Siamo nuovamente limitati negli spostamenti. Ma non è forse il limite, in qualche modo, a rendere comprensibile il mondo? In questa geografia limitata mi trovo a partire per esplorazioni di piccolo cabotaggio alla scoperta di isole di luoghi trascurati dagli sguardi. In queste condizioni aumenta la densità dello sguardo, che non vuole solo prendere, ma tenta solo di mettere le cose al loro posto, vale a dire di lasciarle lì come sono.
Certo è un esercizio difficile non separare, non astrarre, non giudicare, direi quasi impossibile. Ricordo che qualcuno ha detto che “l’intero è troppo”. L’intero non si può concepire e sembra negato allo spirito umano di questi tempi. Penso che è per questo che non riesco ad apprezzare davvero nulla, tanta è la mia furia prometeica di voler le cose diverse da come si presentano.
Sicuramente ci sarebbe molto, specie per un paesaggista, (e in questa terra!), da cambiare. Ma non si vede inizio da nessuna parte, resta una speranza sfinita, che non costa nulla, e l’illusione che quello che vorrei somigli a quello di altri.
Allora esplorando tra le nuove costruzione della periferia urbana, scorgo un fondo rimasto indietro nel tempo, quando si piantavano solo alberi da frutta. In questo campo tra le parentesi dei muri delle ville confinanti, scendo. Avanzo e per prima cosa avverto la morbidezza del terreno sotto i piedi che affondano, tra l’erba, quasi franassero, per interminabili centimetri, in una pasta organica e minerale soffice e vitale. Il rudere di una costruzione realmente rurale, avvolta da vegetazione varia, mi rimanda, per contrasto, al tempo in cui il proprietario curava quel campo.
Tra i vari fruttiferi scelgo di avvicinarmi al vecchio kaki tutto rosso nel fogliame tipico d’autunno. Attorno orbitano il giallo del melograno, l’arancio del sorbo, i gialli e i marrone del noce e del gelso nero. Nella tenue luce di questo pomeriggio d’autunno l’ albicocco della rinomata varietà “di Galatone” presenta un lenzuolo di foglie che rimandano toni lucidi di un giallo calmo.
Qui c’è tutto un nuovo ordine, avvenuto per sottrazione, perdita, deperimento e morte.

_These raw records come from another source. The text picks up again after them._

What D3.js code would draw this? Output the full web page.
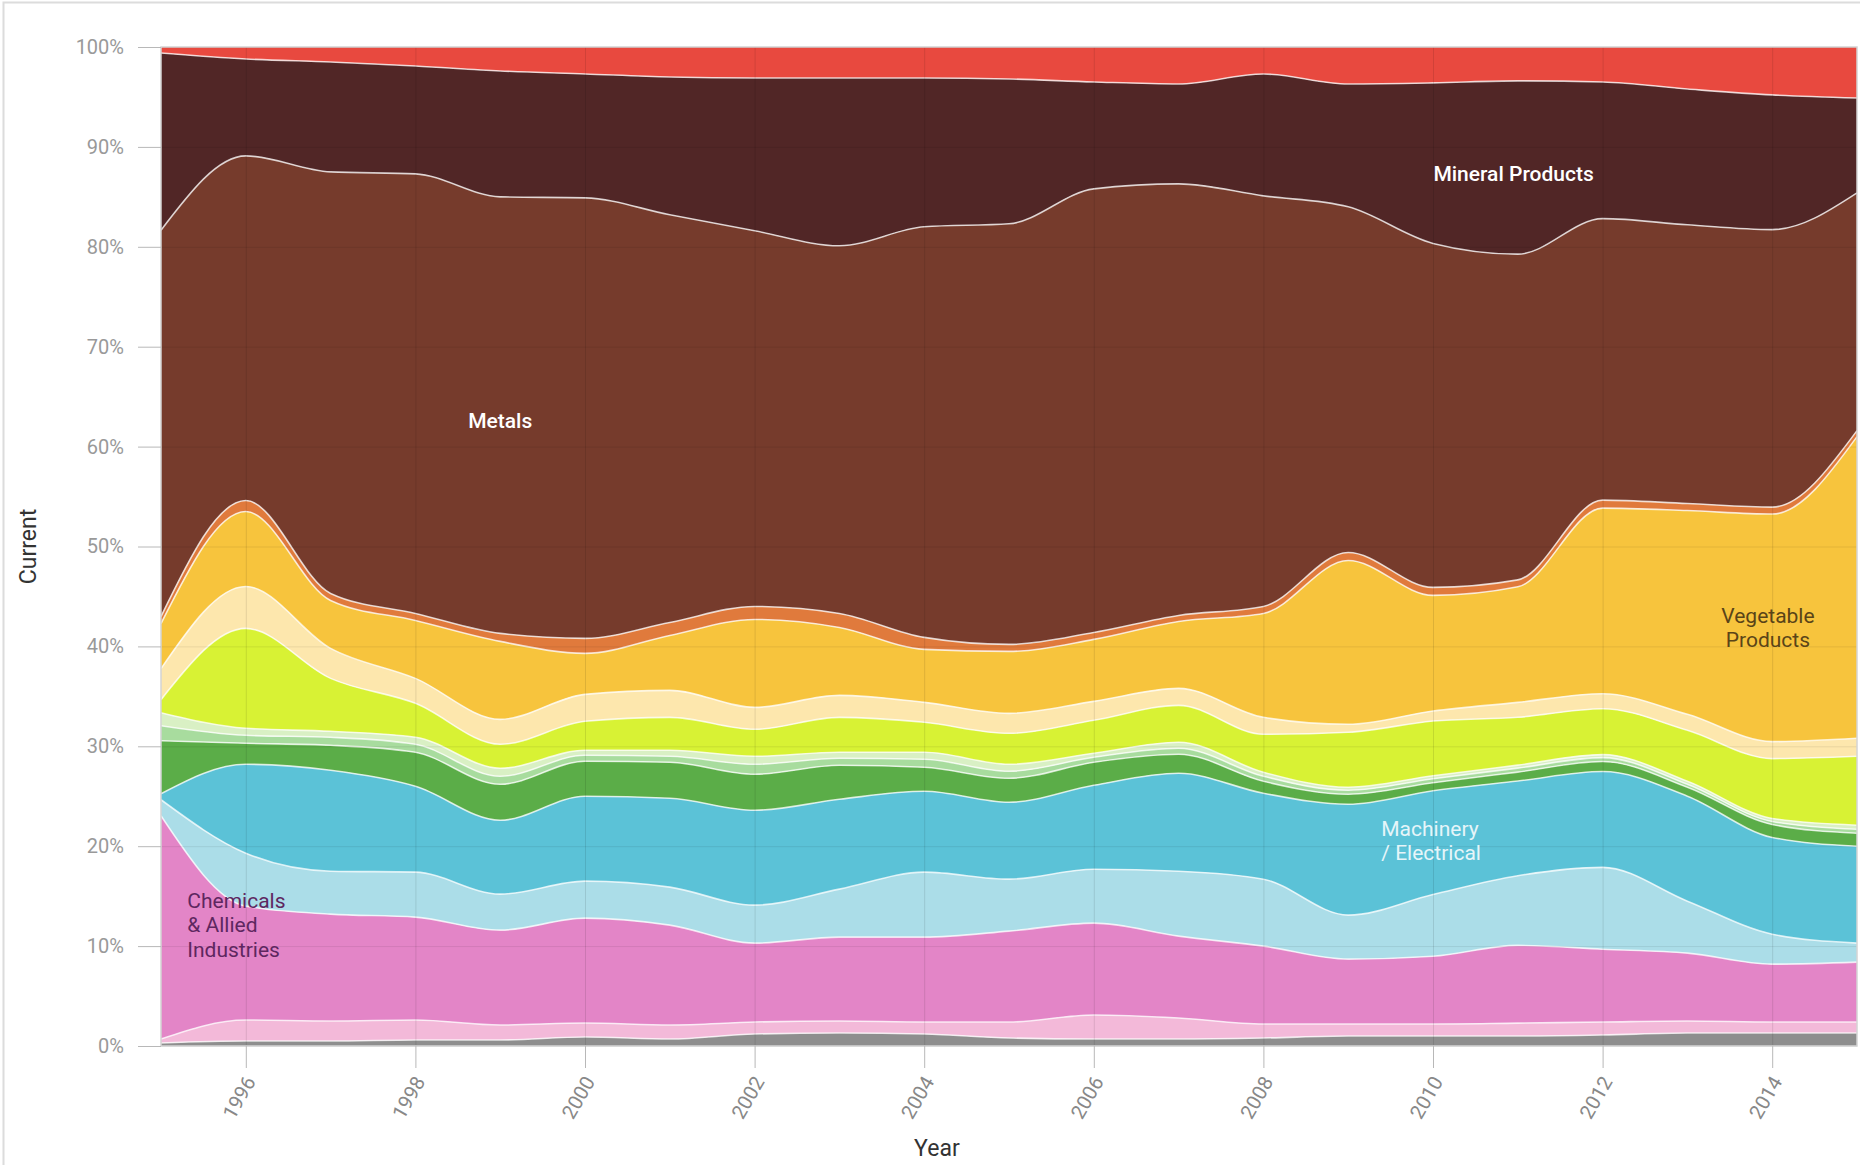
<!DOCTYPE html>
<html>
<head>
<meta charset="utf-8">
<script src="https://cdn.jsdelivr.net/npm/d3@7"></script>
<style>
  html, body { margin: 0; padding: 0; background: #fff; }
  svg { display: block; }
</style>
</head>
<body>
<svg id="chart" width="1860" height="1165"></svg>
<script>
// ---------- DATA ----------
const years = [1995,1996,1997,1998,1999,2000,2001,2002,2003,2004,2005,2006,2007,2008,2009,2010,2011,2012,2013,2014,2015];

// series, bottom to top (share of exports, %)
const miscellaneous   = [0.3,0.5,0.5,0.6,0.6,0.9,0.7,1.2,1.3,1.2,0.8,0.7,0.7,0.8,1.0,1.0,1.0,1.1,1.3,1.3,1.3];
const plastics        = [0.4,2.1,2.0,2.0,1.5,1.4,1.4,1.2,1.2,1.2,1.6,2.4,2.1,1.4,1.2,1.2,1.3,1.3,1.2,1.1,1.1];
const chemicals       = [22.3,11.4,10.7,10.3,9.5,10.5,10.0,7.9,8.4,8.5,9.1,9.2,8.2,7.8,6.5,6.8,7.8,7.3,6.8,5.8,6.0];
const transportation  = [1.6,5.3,4.3,4.5,3.6,3.7,3.8,3.8,4.8,6.5,5.2,5.4,6.5,6.7,4.4,6.2,7.0,8.2,5.2,3.0,1.9];
const machinery       = [0.6,8.9,10.1,8.6,7.4,8.5,8.9,9.5,9.0,8.1,7.7,8.4,9.8,8.6,11.1,10.4,9.5,9.6,10.5,9.7,9.7];
const textiles        = [5.3,2.1,2.5,3.4,3.6,3.5,3.6,3.6,3.4,2.4,2.4,2.3,1.9,1.2,1.0,0.8,0.9,1.0,0.9,1.3,1.3];
const stoneGlass      = [1.5,0.8,0.8,0.8,0.8,0.6,0.6,1.0,0.7,0.8,0.7,0.5,0.6,0.5,0.4,0.4,0.4,0.4,0.3,0.3,0.4];
const woodProducts    = [1.3,0.7,0.6,0.7,0.8,0.5,0.6,0.8,0.6,0.7,0.7,0.4,0.6,0.4,0.3,0.3,0.3,0.3,0.3,0.3,0.4];
const foodstuffs      = [1.3,10.0,5.3,3.4,2.4,2.9,3.3,2.7,3.5,3.0,3.1,3.3,3.7,3.8,5.5,5.5,4.8,4.6,5.1,6.0,6.9];
const animalProducts  = [3.1,4.2,3.0,2.5,2.5,2.7,2.7,2.2,2.2,2.0,2.0,1.9,1.7,1.7,0.8,1.0,1.5,1.5,1.6,1.7,1.8];
const vegetable       = [4.5,7.5,4.8,5.8,7.8,4.1,5.5,8.8,6.8,5.3,6.2,6.2,6.7,10.4,16.4,11.6,11.6,18.6,20.4,22.8,30.2];
const byProducts      = [0.7,1.1,0.7,0.7,0.8,1.5,1.3,1.3,1.4,1.2,0.7,0.7,0.6,0.7,0.8,0.8,0.7,0.8,0.7,0.7,0.6];
const metals          = [38.6,34.5,42.2,44.0,43.7,44.1,40.8,37.6,36.8,41.1,42.1,44.4,43.2,41.1,34.6,34.5,32.7,28.2,27.9,27.8,23.8];
const mineral         = [17.7,9.7,11.0,10.8,12.6,12.4,13.8,15.3,16.8,14.9,14.5,10.7,10.0,12.2,12.3,16.1,17.4,13.7,13.6,13.5,9.5];
const preciousMetals  = [0.6,1.2,1.5,1.9,2.4,2.7,3.0,3.1,3.1,3.1,3.2,3.5,3.7,2.7,3.7,3.6,3.4,3.5,4.2,4.8,5.1];

const seriesNames = ["Miscellaneous","Plastics / Rubbers","Chemicals & Allied Industries","Transportation",
  "Machinery / Electrical","Textiles","Stone / Glass","Wood Products","Foodstuffs","Animal Products",
  "Vegetable Products","Animal & Vegetable Bi-Products","Metals","Mineral Products","Precious Metals"];
const seriesValues = [miscellaneous,plastics,chemicals,transportation,machinery,textiles,stoneGlass,
  woodProducts,foodstuffs,animalProducts,vegetable,byProducts,metals,mineral,preciousMetals];
const seriesColors = ["#8e8e8e","#f3b9d9","#e385c7","#abdde8","#5bc2d7","#5bad48","#a8dc9e","#d9f0c4",
  "#d8f234","#fde7ad","#f7c43d","#e07a3c","#763b2c","#512626","#e8493f"];

const yTickValues = [0,0.1,0.2,0.3,0.4,0.5,0.6,0.7,0.8,0.9,1.0];
const xTickValues = [1996,1998,2000,2002,2004,2006,2008,2010,2012,2014];

// ---------- LAYOUT ----------
const W = 1860, H = 1165;
const m = {left: 161, top: 47, right: 3, bottom: 119};
const svg = d3.select("#chart");

const x = d3.scaleLinear().domain([1995, 2015]).range([m.left, W - m.right]);
const y = d3.scaleLinear().domain([0, 1]).range([H - m.bottom, m.top]);

// outer frame
svg.append("rect").attr("x", 3.5).attr("y", 2.5).attr("width", W + 10).attr("height", H + 10)
  .attr("fill", "none").attr("stroke", "#dcdcdc").attr("stroke-width", 2);

// table
const table = years.map((yr, i) => {
  const row = {year: yr};
  seriesNames.forEach((n, k) => row[n] = seriesValues[k][i]);
  return row;
});
const stacked = d3.stack().keys(seriesNames).offset(d3.stackOffsetExpand)(table);

const curve = d3.curveMonotoneX;
const area = d3.area().curve(curve)
  .x(d => x(d.data.year)).y0(d => y(d[0])).y1(d => y(d[1]));
const topLine = d3.line().curve(curve)
  .x(d => x(d.data.year)).y(d => y(d[1]));

const plot = svg.append("g");
plot.selectAll("path.area").data(stacked).join("path")
  .attr("class", "area")
  .attr("d", area)
  .attr("fill", (d, i) => seriesColors[i]);

plot.selectAll("path.edge").data(stacked.slice(0, stacked.length - 1)).join("path")
  .attr("class", "edge")
  .attr("d", topLine)
  .attr("fill", "none")
  .attr("stroke", "#fff")
  .attr("stroke-opacity", 0.75)
  .attr("stroke-width", 1.6);

// gridlines over the areas
const grid = svg.append("g");
grid.append("g").attr("transform", `translate(0,${y(0)})`)
  .call(d3.axisBottom(x).tickValues(xTickValues).tickSize(-(y(0) - y(1))).tickFormat(""))
  .call(g => g.select(".domain").remove())
  .call(g => g.selectAll("line").attr("stroke", "#000").attr("stroke-opacity", 0.1));
grid.append("g").attr("transform", `translate(${m.left},0)`)
  .call(d3.axisLeft(y).tickValues(yTickValues).tickSize(-(x(2015) - x(1995))).tickFormat(""))
  .call(g => g.select(".domain").remove())
  .call(g => g.selectAll("line").attr("stroke", "#000").attr("stroke-opacity", 0.08));

// plot border
svg.append("rect")
  .attr("x", x(1995)).attr("y", y(1))
  .attr("width", x(2015) - x(1995)).attr("height", y(0) - y(1))
  .attr("fill", "none").attr("stroke", "#d4d4d4").attr("stroke-width", 1.5);

// y axis
const yAxis = svg.append("g").attr("transform", `translate(${m.left},0)`)
  .call(d3.axisLeft(y).tickValues(yTickValues).tickFormat(d3.format(".0%")).tickSize(23).tickPadding(14));
yAxis.select(".domain").remove();
yAxis.selectAll("line").attr("stroke", "#b8b8b8");
yAxis.selectAll("text").attr("fill", "#999").attr("font-family", "Roboto, 'Noto Sans', sans-serif")
  .attr("font-size", 20);

// x axis
const xAxis = svg.append("g").attr("transform", `translate(0,${y(0)})`)
  .call(d3.axisBottom(x).tickValues(xTickValues).tickFormat(d3.format("d")).tickSize(22));
xAxis.select(".domain").remove();
xAxis.selectAll("line").attr("stroke", "#b8b8b8");
xAxis.selectAll("text")
  .attr("fill", "#888").attr("font-family", "Roboto, 'Noto Sans', sans-serif").attr("font-size", 20)
  .attr("text-anchor", "end").attr("y", 0).attr("dy", "0.35em")
  .attr("transform", "translate(4,32) rotate(-60)");

// axis titles
svg.append("text").attr("transform", `translate(36,${(y(0) + y(1)) / 2}) rotate(-90)`)
  .attr("text-anchor", "middle").attr("fill", "#333")
  .attr("font-family", "Roboto, 'Noto Sans', sans-serif").attr("font-size", 23)
  .text("Current");
svg.append("text").attr("x", x(2004.15)).attr("y", 1156)
  .attr("text-anchor", "middle").attr("fill", "#333")
  .attr("font-family", "Roboto, 'Noto Sans', sans-serif").attr("font-size", 23)
  .text("Year");

// in-chart labels
const labels = [
  {lines: ["Metals"], yr: 1999.0, v: [0.619], anchor: "middle", color: "#ffffff", weight: 500},
  {lines: ["Mineral Products"], yr: 2010.95, v: [0.866], anchor: "middle", color: "#ffffff", weight: 500},
  {lines: ["Vegetable", "Products"], yr: 2013.95, v: [0.4234, 0.399], anchor: "middle", color: "#5a4418", weight: 400},
  {lines: ["Machinery", "/ Electrical"], yr: 2009.39, v: [0.21, 0.186], anchor: "start", color: "#e6f5f9", weight: 400},
  {lines: ["Chemicals", "& Allied", "Industries"], yr: 1995.31, v: [0.138, 0.114, 0.089], anchor: "start", color: "#5e2760", weight: 400}
];
labels.forEach(l => {
  l.lines.forEach((t, i) => {
    svg.append("text").attr("x", x(l.yr)).attr("y", y(l.v[i]))
      .attr("text-anchor", l.anchor).attr("fill", l.color)
      .attr("font-family", "Roboto, 'Noto Sans', sans-serif").attr("font-size", 21)
      .attr("font-weight", l.weight)
      .text(t);
  });
});
</script>
</body>
</html>
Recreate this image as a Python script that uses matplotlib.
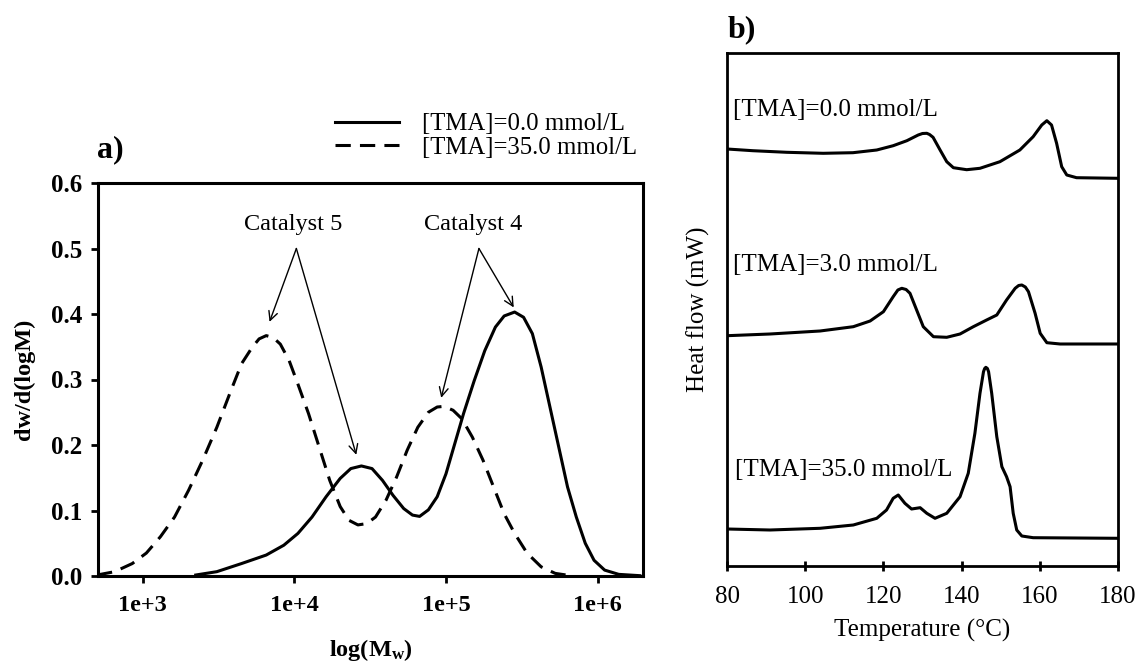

Il grande pino domestico atterrato, con l’enorme scafo della zolla ribaltata in verticale, divide il campo per un terzo. Il tronco orizzontale è per metà sommerso in un mosaico continuo di foglie di ortiche e di borragini, riluce di loriche separate a fasce squamose. Mi ci siedo vicino e malgrado i frastuoni del traffico non siano lontani, qui sosta pace e silenzio. I rumori sembrano assorbiti e dissipati nelle fibre di tante piante che hanno trovato nell’abbandono la loro più libera natura. Lo sento, questa calma è una invenzione del luogo. Non manca nulla al completamento del momento, che è tutto nell’apprezzamento del limite.